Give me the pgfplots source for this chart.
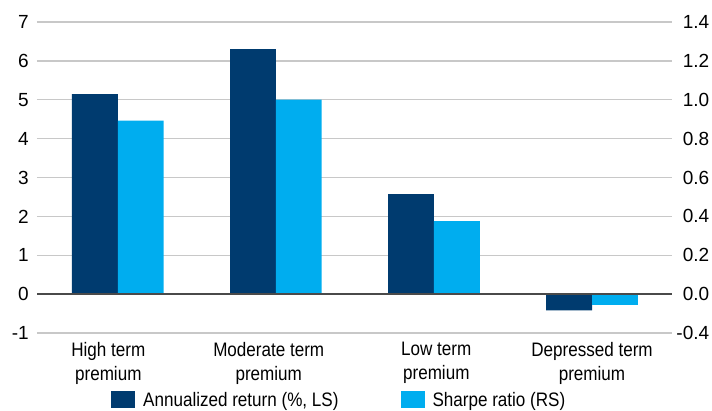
\documentclass[border=0pt]{standalone}
\usepackage{pgfplots}
\pgfplotsset{compat=1.18}
\usepackage{fontspec}
\setmainfont{Liberation Sans}[FakeStretch=0.875]
\newfontfamily\numfont{Liberation Sans}
\definecolor{navy}{HTML}{003B6F}
\definecolor{sky}{HTML}{00ADEF}
\definecolor{gridgray}{HTML}{C8C8C8}
\definecolor{zerogray}{HTML}{4A4A4A}
\begin{document}
\fontsize{19.5bp}{24bp}\selectfont
\begin{tikzpicture}
\useasboundingbox (-37bp,-78bp) rectangle (675bp,333bp);
\pgfplotsset{every axis/.append style={scale only axis, width=635bp, height=311bp,
  xmin=-0.511, xmax=3.506, at={(0,0)}, anchor=south west,
  axis line style={draw=none}, major tick style={draw=none},
  /pgf/number format/assume math mode=true,
  ybar, bar width=0.29}}
\begin{axis}[
  ymin=-1, ymax=7, ytick={-1,0,1,2,3,4,5,6,7},
  yticklabels={-1,0,1,2,3,4,5,6,7},
  yticklabel style={font=\numfont\fontsize{19bp}{22bp}\selectfont, inner sep=0pt, xshift=-8bp},
  ymajorgrids, grid style={gridgray, line width=1.3bp},
  xtick={-0.06,0.955,2.015,3.0},
  xticklabels={High term\\premium, Moderate term\\premium, Low term\\premium, Depressed term\\premium},
  xticklabel style={align=center, font=\fontsize{19.5bp}{24bp}\selectfont, inner sep=0pt, yshift=-5bp},
]
\addplot[fill=navy, draw=none, bar shift=-0.145] coordinates {(0,5.145) (1,6.30) (2,2.57) (3,-0.42)};
\end{axis}
\begin{axis}[
  ymin=-0.2, ymax=1.4, ytick={-0.2,0,0.2,0.4,0.6,0.8,1.0,1.2,1.4},
  yticklabels={-0.4,0.0,0.2,0.4,0.6,0.8,1.0,1.2,1.4},
  yticklabel pos=right,
  yticklabel style={font=\numfont\fontsize{19bp}{22bp}\selectfont, inner sep=0pt, anchor=west, text width=34bp, align=right, xshift=3bp},
  xtick=\empty,
  legend columns=2,
  legend style={at={(0.1165,-0.185)}, anchor=north west, draw=none, fill=none, inner sep=0pt,
    nodes={inner sep=0pt},
    font=\fontsize{19.5bp}{24bp}\selectfont,
    /tikz/every odd column/.append style={column sep=8bp},
    /tikz/every even column/.append style={column sep=62bp}},
]
\addlegendimage{fill=navy, draw=none, legend image code/.code={\fill[navy] (0bp,-7bp) rectangle (24bp,10bp);}}
\addlegendentry{Annualized return (\%, LS)}
\addplot[fill=sky, draw=none, bar shift=0.145, legend image code/.code={\fill[sky] (0bp,-7bp) rectangle (24bp,10bp);}] coordinates {(0,0.892) (1,1.00) (2,0.376) (3,-0.055)};
\addlegendentry{Sharpe ratio (RS)}
\draw[zerogray, line width=1.5bp] (axis cs:-0.511,0) -- (axis cs:3.506,0);
\end{axis}
\end{tikzpicture}
\end{document}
....
=== WRITTEN REQUEST ===
Reproduce each line word for word and drop the pictures.

=== SOLUTION FOR THIS TASK ===
Give me the pgfplots source for this chart.
\documentclass[border=0pt]{standalone}
\usepackage{pgfplots}
\pgfplotsset{compat=1.18}
\usepackage{fontspec}
\setmainfont{Liberation Sans}[FakeStretch=0.875]
\newfontfamily\numfont{Liberation Sans}
\definecolor{navy}{HTML}{003B6F}
\definecolor{sky}{HTML}{00ADEF}
\definecolor{gridgray}{HTML}{C8C8C8}
\definecolor{zerogray}{HTML}{4A4A4A}
\begin{document}
\fontsize{19.5bp}{24bp}\selectfont
\begin{tikzpicture}
\useasboundingbox (-37bp,-78bp) rectangle (675bp,333bp);
\pgfplotsset{every axis/.append style={scale only axis, width=635bp, height=311bp,
  xmin=-0.511, xmax=3.506, at={(0,0)}, anchor=south west,
  axis line style={draw=none}, major tick style={draw=none},
  /pgf/number format/assume math mode=true,
  ybar, bar width=0.29}}
\begin{axis}[
  ymin=-1, ymax=7, ytick={-1,0,1,2,3,4,5,6,7},
  yticklabels={-1,0,1,2,3,4,5,6,7},
  yticklabel style={font=\numfont\fontsize{19bp}{22bp}\selectfont, inner sep=0pt, xshift=-8bp},
  ymajorgrids, grid style={gridgray, line width=1.3bp},
  xtick={-0.06,0.955,2.015,3.0},
  xticklabels={High term\\premium, Moderate term\\premium, Low term\\premium, Depressed term\\premium},
  xticklabel style={align=center, font=\fontsize{19.5bp}{24bp}\selectfont, inner sep=0pt, yshift=-5bp},
]
\addplot[fill=navy, draw=none, bar shift=-0.145] coordinates {(0,5.145) (1,6.30) (2,2.57) (3,-0.42)};
\end{axis}
\begin{axis}[
  ymin=-0.2, ymax=1.4, ytick={-0.2,0,0.2,0.4,0.6,0.8,1.0,1.2,1.4},
  yticklabels={-0.4,0.0,0.2,0.4,0.6,0.8,1.0,1.2,1.4},
  yticklabel pos=right,
  yticklabel style={font=\numfont\fontsize{19bp}{22bp}\selectfont, inner sep=0pt, anchor=west, text width=34bp, align=right, xshift=3bp},
  xtick=\empty,
  legend columns=2,
  legend style={at={(0.1165,-0.185)}, anchor=north west, draw=none, fill=none, inner sep=0pt,
    nodes={inner sep=0pt},
    font=\fontsize{19.5bp}{24bp}\selectfont,
    /tikz/every odd column/.append style={column sep=8bp},
    /tikz/every even column/.append style={column sep=62bp}},
]
\addlegendimage{fill=navy, draw=none, legend image code/.code={\fill[navy] (0bp,-7bp) rectangle (24bp,10bp);}}
\addlegendentry{Annualized return (\%, LS)}
\addplot[fill=sky, draw=none, bar shift=0.145, legend image code/.code={\fill[sky] (0bp,-7bp) rectangle (24bp,10bp);}] coordinates {(0,0.892) (1,1.00) (2,0.376) (3,-0.055)};
\addlegendentry{Sharpe ratio (RS)}
\draw[zerogray, line width=1.5bp] (axis cs:-0.511,0) -- (axis cs:3.506,0);
\end{axis}
\end{tikzpicture}
\end{document}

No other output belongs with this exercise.